_Task directions_:
Every entry below must be repeated exactly; skip the pictures.

-- START Information provided --

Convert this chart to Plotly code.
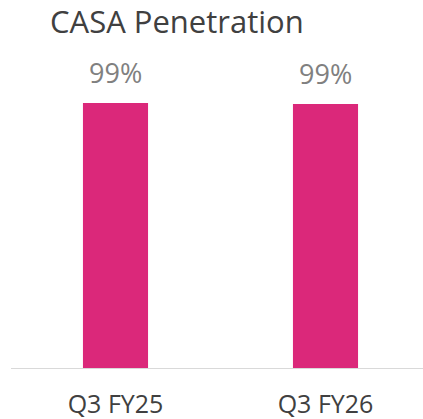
import plotly.graph_objects as go

categories = ["Q3 FY25", "Q3 FY26"]
values = [99.4, 99.0]
labels = ["99%", "99%"]
title_text = "CASA Penetration"

FONT = "Open Sans"

fig = go.Figure()
fig.add_trace(go.Bar(
    x=categories, y=values,
    marker=dict(color="#DB287A", line=dict(width=0)),
    width=0.31,
    hoverinfo="skip",
))

for c, v, t in zip(categories, values, labels):
    fig.add_annotation(x=c, y=v, text=t, showarrow=False,
                       yanchor="bottom", yshift=10,
                       font=dict(family=FONT, size=27, color="#808080"))

plot_left = 11
plot_w = 412
fig.update_layout(
    width=423, height=419,
    margin=dict(l=plot_left, r=423 - plot_left - plot_w, t=50, b=419 - 369.5),
    paper_bgcolor="white", plot_bgcolor="white",
    showlegend=False,
    title=dict(text=title_text, xref="container", yref="container",
               x=50/423, xanchor="left", y=1-22/419, yanchor="middle",
               font=dict(family=FONT, size=31, color="#404040")),
    xaxis=dict(range=[-0.4976, 1.4643], showgrid=False, zeroline=False,
               showline=False, ticks="", ticklabelstandoff=18,
               tickfont=dict(family=FONT, size=25, color="#404040"),
               fixedrange=True),
    yaxis=dict(range=[0, 119.2], visible=False, fixedrange=True),
)
fig.add_shape(type="line", xref="paper", yref="y", x0=0, x1=1, y0=0, y1=0,
              line=dict(color="#D9D9D9", width=2), layer="above")

fig.write_html("out.html", config={"displayModeBar": False},
               post_script="document.body.style.margin='0';")
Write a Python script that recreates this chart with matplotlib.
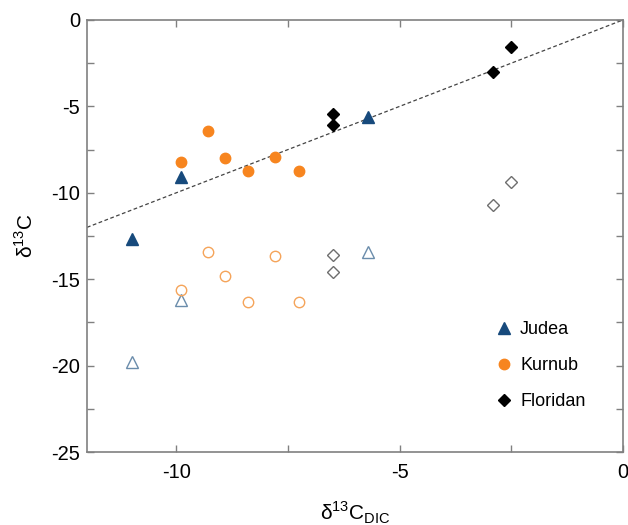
import numpy as np
import matplotlib.pyplot as plt

plt.rcParams['font.family'] = ['Liberation Sans', 'DejaVu Sans']
plt.rcParams['mathtext.fontset'] = 'custom'
plt.rcParams['mathtext.rm'] = 'Liberation Sans'

# Judea (triangles)
judea_x = [-11.0, -9.9, -5.7]
judea_filled_y = [-12.7, -9.1, -5.6]
judea_open_y = [-19.8, -16.2, -13.4]

# Kurnub (circles)
kurnub_x = [-9.9, -9.3, -8.9, -8.4, -7.8, -7.25]
kurnub_filled_y = [-8.2, -6.45, -8.0, -8.75, -7.95, -8.75]
kurnub_open_y = [-15.6, -13.4, -14.8, -16.3, -13.65, -16.3]

# Floridan (diamonds)
floridan_x = [-6.5, -6.5, -2.9, -2.5]
floridan_filled_y = [-5.45, -6.1, -3.0, -1.55]
floridan_open_y = [-13.6, -14.6, -10.7, -9.4]

blue = '#174a7c'
blue_light = '#6a8cab'
orange = '#f7851f'
orange_light = '#f5a45a'
grey = '#6e6e6e'

fig = plt.figure(figsize=(6.28, 5.25), dpi=100)
ax = fig.add_axes([0.1385, 0.139, 0.8535, 0.823])

ax.plot([-12, 0], [-12, 0], ls=(0, (3, 2)), color='#444444', lw=0.9, zorder=1)

ax.plot(judea_x, judea_filled_y, '^', color=blue, ms=8, ls='none', label='Judea', zorder=3)
ax.plot(judea_x, judea_open_y, '^', mfc='none', mec=blue_light, mew=1.0, ms=8, ls='none', zorder=3)
ax.plot(kurnub_x, kurnub_filled_y, 'o', color=orange, ms=7.5, ls='none', label='Kurnub', zorder=3)
ax.plot(kurnub_x, kurnub_open_y, 'o', mfc='none', mec=orange_light, mew=1.0, ms=7.5, ls='none', zorder=3)
ax.plot(floridan_x, floridan_filled_y, 'D', color='black', ms=6.5, ls='none', label='Floridan', zorder=3)
ax.plot(floridan_x, floridan_open_y, 'D', mfc='none', mec=grey, mew=1.0, ms=6.5, ls='none', zorder=3)

ax.set_xlim(-12, 0)
ax.set_ylim(-25, 0)
ax.set_xticks(np.arange(-10, 0.1, 5))
ax.set_xticks(np.arange(-10, 0, 2.5), minor=True)
ax.set_yticks(np.arange(-25, 0.1, 5))
ax.set_yticks(np.arange(-25, 0, 2.5), minor=True)
ax.tick_params(which='both', direction='in', top=True, right=True, colors='#808080',
               labelcolor='black', labelsize=14.5, width=1)
ax.tick_params(which='major', length=5)
ax.tick_params(which='minor', length=5)
ax.tick_params(axis='x', which='major', pad=8)
ax.tick_params(axis='y', which='major', pad=5)
ax.tick_params(axis='x', which='both', labeltop=False)
ax.tick_params(axis='y', which='both', labelright=False)
ax.set_xticklabels(['-10', '-5', '0'])
ax.set_yticklabels(['-25', '-20', '-15', '-10', '-5', '0'])
for s in ax.spines.values():
    s.set_color('#808080')
    s.set_linewidth(1.2)

ax.set_xlabel('δ$^{13}$C$_{\\mathrm{DIC}}$', fontsize=15, labelpad=13)
ax.set_ylabel('δ$^{13}$C', fontsize=15, labelpad=10)

ax.legend(loc='center right', bbox_to_anchor=(0.93, 0.2), frameon=False, fontsize=13,
          handlelength=0.8, handletextpad=0.5, labelspacing=1.05,
          borderpad=0, borderaxespad=0)

fig.savefig('out.png', dpi=100)
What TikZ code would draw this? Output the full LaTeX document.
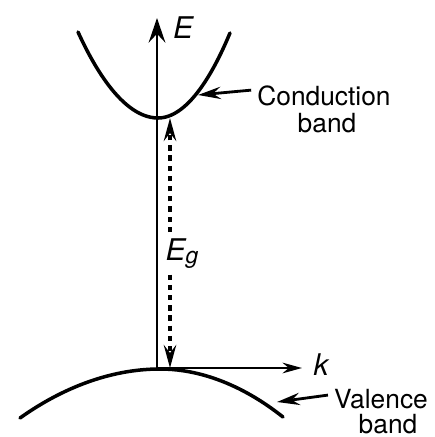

-- END Information provided --

_Written solution_:
Convert this chart to Plotly code.
import plotly.graph_objects as go

categories = ["Q3 FY25", "Q3 FY26"]
values = [99.4, 99.0]
labels = ["99%", "99%"]
title_text = "CASA Penetration"

FONT = "Open Sans"

fig = go.Figure()
fig.add_trace(go.Bar(
    x=categories, y=values,
    marker=dict(color="#DB287A", line=dict(width=0)),
    width=0.31,
    hoverinfo="skip",
))

for c, v, t in zip(categories, values, labels):
    fig.add_annotation(x=c, y=v, text=t, showarrow=False,
                       yanchor="bottom", yshift=10,
                       font=dict(family=FONT, size=27, color="#808080"))

plot_left = 11
plot_w = 412
fig.update_layout(
    width=423, height=419,
    margin=dict(l=plot_left, r=423 - plot_left - plot_w, t=50, b=419 - 369.5),
    paper_bgcolor="white", plot_bgcolor="white",
    showlegend=False,
    title=dict(text=title_text, xref="container", yref="container",
               x=50/423, xanchor="left", y=1-22/419, yanchor="middle",
               font=dict(family=FONT, size=31, color="#404040")),
    xaxis=dict(range=[-0.4976, 1.4643], showgrid=False, zeroline=False,
               showline=False, ticks="", ticklabelstandoff=18,
               tickfont=dict(family=FONT, size=25, color="#404040"),
               fixedrange=True),
    yaxis=dict(range=[0, 119.2], visible=False, fixedrange=True),
)
fig.add_shape(type="line", xref="paper", yref="y", x0=0, x1=1, y0=0, y1=0,
              line=dict(color="#D9D9D9", width=2), layer="above")

fig.write_html("out.html", config={"displayModeBar": False},
               post_script="document.body.style.margin='0';")
Write a Python script that recreates this chart with matplotlib.
import numpy as np
import matplotlib.pyplot as plt

plt.rcParams['font.family'] = ['Liberation Sans', 'DejaVu Sans']
plt.rcParams['mathtext.fontset'] = 'custom'
plt.rcParams['mathtext.rm'] = 'Liberation Sans'

# Judea (triangles)
judea_x = [-11.0, -9.9, -5.7]
judea_filled_y = [-12.7, -9.1, -5.6]
judea_open_y = [-19.8, -16.2, -13.4]

# Kurnub (circles)
kurnub_x = [-9.9, -9.3, -8.9, -8.4, -7.8, -7.25]
kurnub_filled_y = [-8.2, -6.45, -8.0, -8.75, -7.95, -8.75]
kurnub_open_y = [-15.6, -13.4, -14.8, -16.3, -13.65, -16.3]

# Floridan (diamonds)
floridan_x = [-6.5, -6.5, -2.9, -2.5]
floridan_filled_y = [-5.45, -6.1, -3.0, -1.55]
floridan_open_y = [-13.6, -14.6, -10.7, -9.4]

blue = '#174a7c'
blue_light = '#6a8cab'
orange = '#f7851f'
orange_light = '#f5a45a'
grey = '#6e6e6e'

fig = plt.figure(figsize=(6.28, 5.25), dpi=100)
ax = fig.add_axes([0.1385, 0.139, 0.8535, 0.823])

ax.plot([-12, 0], [-12, 0], ls=(0, (3, 2)), color='#444444', lw=0.9, zorder=1)

ax.plot(judea_x, judea_filled_y, '^', color=blue, ms=8, ls='none', label='Judea', zorder=3)
ax.plot(judea_x, judea_open_y, '^', mfc='none', mec=blue_light, mew=1.0, ms=8, ls='none', zorder=3)
ax.plot(kurnub_x, kurnub_filled_y, 'o', color=orange, ms=7.5, ls='none', label='Kurnub', zorder=3)
ax.plot(kurnub_x, kurnub_open_y, 'o', mfc='none', mec=orange_light, mew=1.0, ms=7.5, ls='none', zorder=3)
ax.plot(floridan_x, floridan_filled_y, 'D', color='black', ms=6.5, ls='none', label='Floridan', zorder=3)
ax.plot(floridan_x, floridan_open_y, 'D', mfc='none', mec=grey, mew=1.0, ms=6.5, ls='none', zorder=3)

ax.set_xlim(-12, 0)
ax.set_ylim(-25, 0)
ax.set_xticks(np.arange(-10, 0.1, 5))
ax.set_xticks(np.arange(-10, 0, 2.5), minor=True)
ax.set_yticks(np.arange(-25, 0.1, 5))
ax.set_yticks(np.arange(-25, 0, 2.5), minor=True)
ax.tick_params(which='both', direction='in', top=True, right=True, colors='#808080',
               labelcolor='black', labelsize=14.5, width=1)
ax.tick_params(which='major', length=5)
ax.tick_params(which='minor', length=5)
ax.tick_params(axis='x', which='major', pad=8)
ax.tick_params(axis='y', which='major', pad=5)
ax.tick_params(axis='x', which='both', labeltop=False)
ax.tick_params(axis='y', which='both', labelright=False)
ax.set_xticklabels(['-10', '-5', '0'])
ax.set_yticklabels(['-25', '-20', '-15', '-10', '-5', '0'])
for s in ax.spines.values():
    s.set_color('#808080')
    s.set_linewidth(1.2)

ax.set_xlabel('δ$^{13}$C$_{\\mathrm{DIC}}$', fontsize=15, labelpad=13)
ax.set_ylabel('δ$^{13}$C', fontsize=15, labelpad=10)

ax.legend(loc='center right', bbox_to_anchor=(0.93, 0.2), frameon=False, fontsize=13,
          handlelength=0.8, handletextpad=0.5, labelspacing=1.05,
          borderpad=0, borderaxespad=0)

fig.savefig('out.png', dpi=100)
What TikZ code would draw this? Output the full LaTeX document.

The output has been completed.